An esteemed colleague discussed in an email how, after years of having excellent positions at important companies, that he could no longer seem to get a job, that the “mojo” had gone away. I also experienced something similar, may still be experiencing it, and so I want to discuss my impressions of this phenomenon which is so frustrating and confusing. Although I believe some of this may also apply to my friend, that would be for him to say, this is all from my point of view and based on my experience and impressions.

The argument goes like this. In an earlier and more naive period, some of us who were pioneers in that field were able to achieve results that got us some notoriety and the perception that we were near the top of our field, which we may very well have been in one way or another. This notoriety was communicated to the field through the normal course of attending certain conferences, particularly SIGGRAPH, word of mouth and industry magazines.  Just being asked to participate in a conference was a form of this, and a self fulling prophesy. 

While we thought we were building up long-term credibility, improved by working on fundamental concepts and inventions at an earlier time, it turns out that we were not. Because in America, long-term credibility is only in the eyes of the beholder, and most people of the world do not behold it. What we were benefiting from at the time was a. the benefit of fashion, we were very fashionable, and b. short term credibility as being near the forefront of the field, a field that was very trendy but not with many practical applications.

Because of this trendiness and because practical applications slowly started appearing, there was a massive influx of new people. The new people not only did not know the history, but could not care less. Those who were responsible for awarding projects or hiring people for a while were members of the class of people who were early in the field, but as time passed there were less and less of them and more of the newcomers. Not only were the newer people unaware of the achievements, they classified them as ancient history and not relevant to the modern world. There was no presumption that someone who had done good work in the past would do good work in the future. And there was the belief that things had changed so radically that whatever skills were necessary to do good work today would not be present in those who did good work then.

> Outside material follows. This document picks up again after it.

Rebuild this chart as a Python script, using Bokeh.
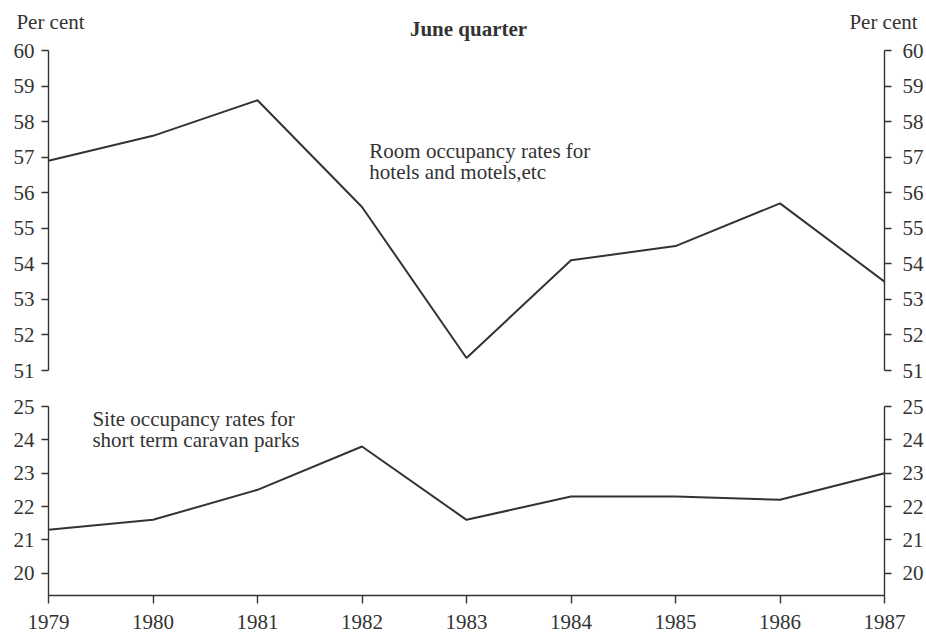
from bokeh.plotting import figure
from bokeh.models import Range1d, LinearAxis, FixedTicker
from bokeh.layouts import column
from bokeh.embed import file_html
from bokeh.resources import INLINE
from bokeh.core.properties import value

years = [1979, 1980, 1981, 1982, 1983, 1984, 1985, 1986, 1987]
room_rates = [56.9, 57.6, 58.6, 55.6, 51.35, 54.1, 54.5, 55.7, 53.5]
site_rates = [21.3, 21.6, 22.5, 23.8, 21.6, 22.3, 22.3, 22.2, 23.0]
top_ticks = [51, 52, 53, 54, 55, 56, 57, 58, 59, 60]
bottom_ticks = [20, 21, 22, 23, 24, 25]
unit_label = "Per cent"
title_label = "June quarter"

FONT = "Liberation Serif"
INK = "#333333"
W = 926
FS = "21px"
LEFT, RIGHT = 48, 42


def style_axis(ax, ticks, side):
    ax.ticker = FixedTicker(ticks=ticks)
    ax.axis_line_color = INK
    ax.axis_line_width = 1.4
    ax.major_tick_line_color = INK
    ax.major_tick_line_width = 1.4
    ax.major_tick_out = 7
    ax.major_tick_in = 0
    ax.minor_tick_line_color = None
    ax.major_label_text_font = FONT
    ax.major_label_text_font_size = FS
    ax.major_label_text_color = INK
    ax.major_label_standoff = 11 if side == "right" else 7


def base_fig(height, ylo, yhi, top, bottom):
    p = figure(width=W, height=height, output_backend="svg", toolbar_location=None,
               title=None,
               x_range=Range1d(1979, 1987), y_range=Range1d(ylo, yhi),
               x_axis_location=None, y_axis_location="left",
               min_border_left=LEFT, min_border_right=RIGHT,
               min_border_top=top, min_border_bottom=bottom)
    p.outline_line_color = None
    p.grid.visible = False
    p.background_fill_color = "white"
    p.border_fill_color = "white"
    return p


def header_axis(ticks, labels, standoff, bold=False):
    # tick-less axis in the top border used only to place header texts
    ax = LinearAxis(x_range_name="px")
    ax.ticker = FixedTicker(ticks=ticks)
    ax.major_label_overrides = dict(zip(ticks, labels))
    ax.axis_line_color = None
    ax.major_tick_line_color = None
    ax.minor_tick_line_color = None
    ax.major_tick_out = 0
    ax.major_tick_in = 0
    ax.major_label_standoff = standoff
    ax.major_label_text_font = FONT
    ax.major_label_text_font_size = FS
    ax.major_label_text_color = INK
    ax.major_label_text_font_style = "bold" if bold else "normal"
    return ax


# ---- top panel: room occupancy
top = base_fig(388, 51, 60, 50, 18)
top.extra_x_ranges = {"px": Range1d(LEFT, W - RIGHT)}
style_axis(top.yaxis[0], top_ticks, "left")
rax = LinearAxis()
style_axis(rax, top_ticks, "right")
top.add_layout(rax, "right")
top.line(years, room_rates, line_color=INK, line_width=2)

top.text(x=[1982.07, 1982.07], y=[57.16, 56.57],
         text=["Room occupancy rates for", "hotels and motels,etc"],
         text_font=value(FONT), text_font_size=FS, text_color=INK,
         text_baseline="middle", text_align="left")

top.add_layout(header_axis([468], [title_label], 10, bold=True), "above")
top.add_layout(header_axis([50, 883], [unit_label, unit_label], -20), "above")

# ---- bottom panel: caravan parks
bot = base_fig(244, 19.33, 25, 18, 37)
style_axis(bot.yaxis[0], bottom_ticks, "left")
rax2 = LinearAxis()
style_axis(rax2, bottom_ticks, "right")
bot.add_layout(rax2, "right")
xax = LinearAxis()
style_axis(xax, years, "bottom")
xax.major_tick_out = 8
xax.major_label_standoff = 11
bot.add_layout(xax, "below")
bot.line(years, site_rates, line_color=INK, line_width=2)

bot.text(x=[1979.42, 1979.42], y=[24.63, 24.0],
         text=["Site occupancy rates for", "short term caravan parks"],
         text_font=value(FONT), text_font_size=FS, text_color=INK,
         text_baseline="middle", text_align="left")

layout = column(top, bot, spacing=0)
open("out.html", "w").write(file_html(layout, INLINE))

Furthermore, there is the belief among many people that they do not want experienced and acclaimed people among them, that this will cause competition and quite possibly take away from their glory. And it might, it might take away from their glory since most often people are vainglorious and demand all the glory. I have seen this concern and its results literally hundreds of times.

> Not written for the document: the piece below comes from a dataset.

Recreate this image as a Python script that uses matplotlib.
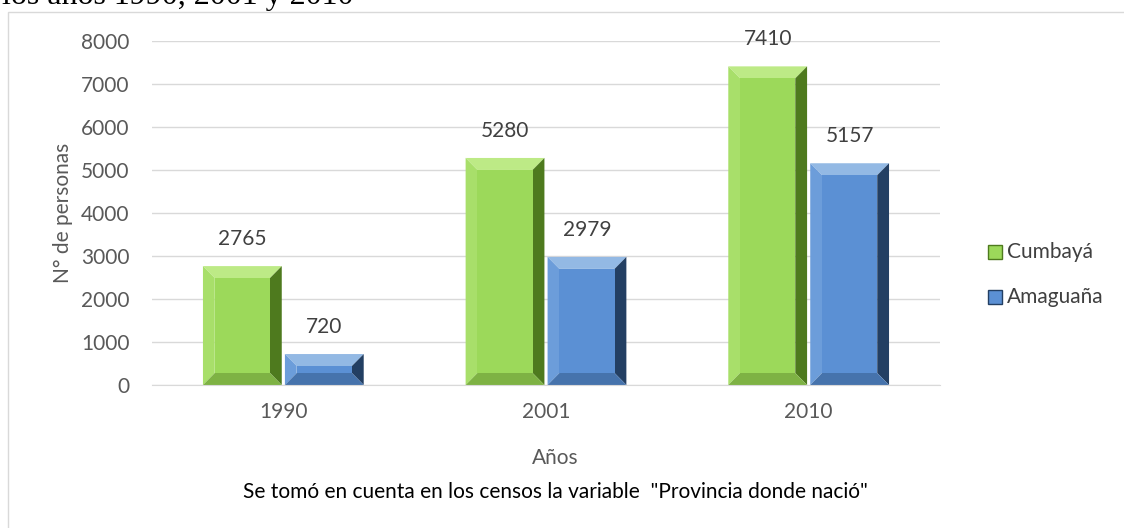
import matplotlib.pyplot as plt
from matplotlib.patches import Polygon, Rectangle
import numpy as np

years = ["1990", "2001", "2010"]
cumbaya = [2765, 5280, 7410]
amaguana = [720, 2979, 5157]
series_names = ["Cumbayá", "Amaguaña"]

plt.rcParams['font.family'] = ['Lato', 'DejaVu Sans']

fig = plt.figure(figsize=(11.24, 5.28), dpi=100)
ax = fig.add_axes([152 / 1124, 1 - 385 / 528, 788 / 1124, 344 / 528])

# bevel colours: face, top, left, right, bottom
green = ['#9CD95A', '#BDEA86', '#A8DF6A', '#4E7A1E', '#7EB244']
blue = ['#5B90D4', '#93B9E4', '#6C9DDA', '#233F63', '#4673AC']

width = 0.30
gap = 0.012
x = np.arange(len(years))
ylim = 8000
bev_x = 0.045
bev_y = ylim * 12 / 344


def bevel_bar(ax, xc, h, cols):
    x0, x1 = xc - width / 2, xc + width / 2
    by = min(bev_y, h / 2)
    bx = bev_x
    ix0, ix1 = x0 + bx, x1 - bx
    iy0, iy1 = by, h - by
    ax.add_patch(Polygon([(x0, h), (x1, h), (ix1, iy1), (ix0, iy1)], color=cols[1], lw=0))
    ax.add_patch(Polygon([(x0, 0), (x0, h), (ix0, iy1), (ix0, iy0)], color=cols[2], lw=0))
    ax.add_patch(Polygon([(x1, 0), (x1, h), (ix1, iy1), (ix1, iy0)], color=cols[3], lw=0))
    ax.add_patch(Polygon([(x0, 0), (x1, 0), (ix1, iy0), (ix0, iy0)], color=cols[4], lw=0))
    ax.add_patch(Rectangle((ix0, iy0), ix1 - ix0, iy1 - iy0, color=cols[0], lw=0))
    ax.text(xc, h + ylim * 17 / 344, f"{h}", ha='center', va='bottom',
            fontsize=15, color='#404040')


for i in range(len(years)):
    bevel_bar(ax, x[i] - width / 2 - gap / 2, cumbaya[i], green)
    bevel_bar(ax, x[i] + width / 2 + gap / 2, amaguana[i], blue)

ax.set_xlim(-0.5, 2.5)
ax.set_ylim(0, ylim)
ax.set_yticks(range(0, 8001, 1000))
ax.set_xticks(x)
ax.set_xticklabels(years)
ax.grid(axis='y', color='#D9D9D9', lw=1)
ax.set_axisbelow(True)
for s in ['top', 'right', 'left']:
    ax.spines[s].set_visible(False)
ax.spines['bottom'].set_color('#D9D9D9')
ax.tick_params(axis='both', length=0, colors='#595959', labelsize=15)
ax.tick_params(axis='y', pad=16)
ax.tick_params(axis='x', pad=12)
ax.set_ylabel("N° de personas", fontsize=15, color='#595959', labelpad=6)

# legend
for j, (name, cols) in enumerate(zip(series_names, [green, blue])):
    ly = 1 - (252 + j * 45) / 528
    lx = 988 / 1124
    s = 14 / 1124
    sh = 14 / 528
    fig.patches.append(Rectangle((lx, ly - sh / 2), s, sh, transform=fig.transFigure,
                                 facecolor=cols[0], edgecolor=cols[3], lw=1))
    fig.text(lx + 19 / 1124, ly, name, fontsize=15, color='#404040', va='center')

fig.text(555 / 1124, 1 - 458 / 528, "Años", ha='center', va='center',
         fontsize=15, color='#595959')
fig.text(555 / 1124, 1 - 492 / 528, 'Se tomó en cuenta en los censos la variable  "Provincia donde nació"',
         ha='center', va='center', fontsize=15, color='black')

# outer chart frame
fig.patches.append(Rectangle((8 / 1124, -0.01), 1.1, 1 - 12 / 528 + 0.01, transform=fig.transFigure,
                             fill=False, edgecolor='#D9D9D9', lw=1))

# clipped title from the document
fig.text(2 / 1124, 1 - 4 / 528, "los años 1990, 2001 y 2010", family='Liberation Serif',
         fontsize=23, va='baseline', ha='left', color='black')

fig.savefig("out.png", dpi=100)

Finally, for a variety of reasons, our more experienced player may not be in a position to do new work as that would be defined by the field. But our player has a tremendous need to demonstrate new work, as it is only through that new work (generally speaking) that he or she can renew the mandate that has allowed them to achieve what they have so far achieved. Without this renewal, any past accomplishment becomes less and less relevant. But our experienced player may not be able to do new work because of circumstances beyond his or her control, health issues, or not being hired out of envy, or any of a number of reasons. If a consultant, they may not be in a position to get credit for their work, because it is the life of the consultant that, in general, you can not get that credit without upsetting your client.

And here is the key point: in the earlier period our player had benefited from marketing that happened more or less accidentally, by doing good work at the right time or place. The marketing happened for them and on their behalf but not because of any particular actions that they took.  And our player may not in actual fact be necessarily talented at marketing, or even have the slightest interest in it. They were interested in doing good work (which does sound pathetically naive and middle class, does it not?). Marketing is a different thing. A different skill. A field that requires both talent and hard work like any other field. And so our player, who was the beneficiary of marketing that he had not done, gets less and less benefit from past marketing as time goes by and yet new marketing is not forthcoming because he is not providing it, and circumstances do not allow it to happen as it did before, without his input.

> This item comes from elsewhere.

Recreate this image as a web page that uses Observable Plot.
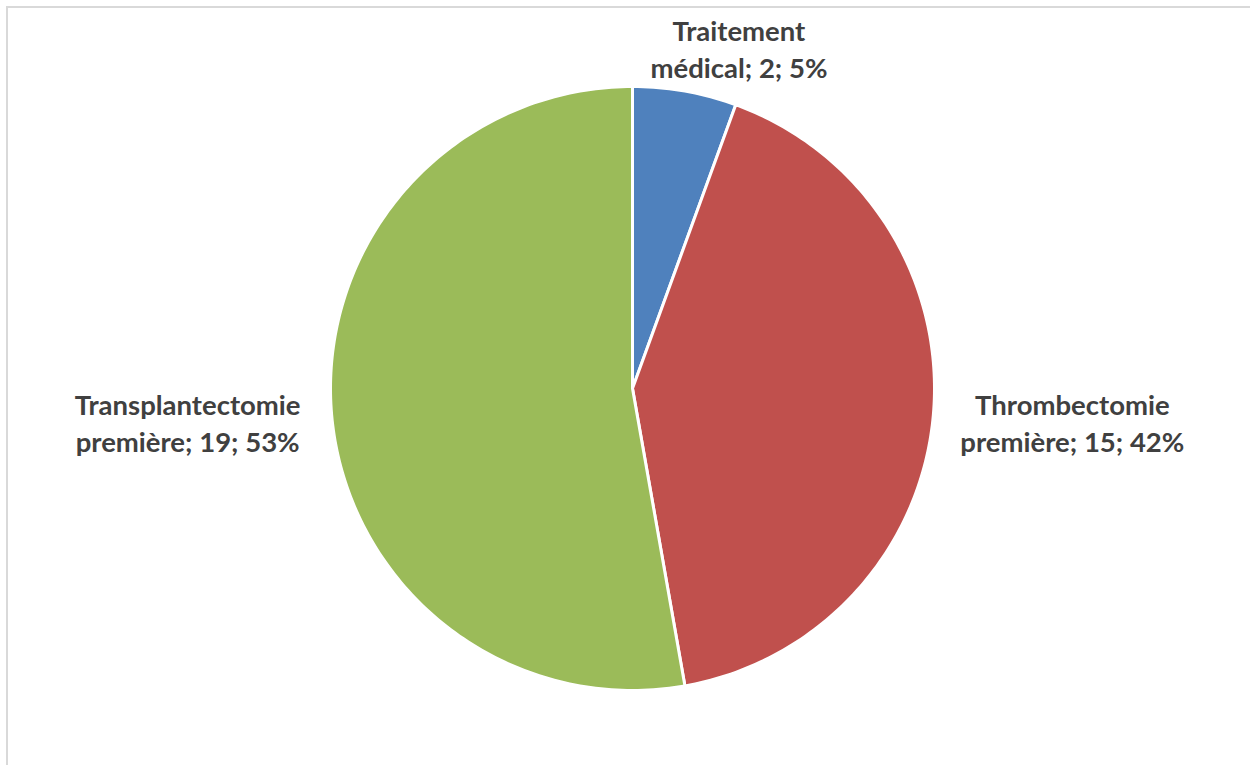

The result is that our player goes further out of fashion. And since for the most part people were responding to fashion and not to anything else, certainly not merit or brilliance, something they would be quite unqualified to judge and could care less about, then our player becomes less and less employable and we have the classic downward spiral.

There are several other issues that are contributory to this, self-marketing is not the only factor.  Fashion also applies to technology and for one reason or another our player may be associated with a specific technology, like motion capture or lisp, even if they are incidental.  This is about perception as well as reality. Other companies may perceive that the technology that the player uses or used to use as being old-fashioned, whether or not there is any technical basis for their belief is irrelevant.  This is another reason why the field of computer animation, with its wild turnover in companies, can result in unemployment for those who used those technologies at those companies.  Fashion applies to everything and new companies have different fashions in technology that they use.

The conclusion that I want to leave you with is that long term employability and presence near the top of a field requires not only talent and accomplishment, but marketing and the ability to present oneself as current. Marketing may in fact be more important than talent and accomplishment, but of course it is preferable if all elements are present. Without marketing, for whatever reason, one will go out of fashion and have to face the consequences that result.

There are many nuances here that should be mentioned and I will mention a few.  There are many ways to achieve marketing and many reasons why this may apply more to some people than to others. And none of this may be fair or just. Someone who merely has a job at a well-known company may have all the marketing that they need. Those who are unemployed or freelance generally do not have that benefit. Or if one is not seen as worthy to be included in an effort to create a new standard for some technology, those who are included get a certain level of marketing and those who are excluded do not.  This list of nuances and exceptions goes on and on.  

Again the nuances aside, the thought I want to leave you with is that marketing is important and it is an area that can not be ignored for the long run without dire consequences. As evidence I propose that when you see people near the top of their field for a long time, inevitably it turns out that they are talented at self promotion, sometimes very talented.

Many people come to mind who have this skill, but discretion prevents me from mentioning them here.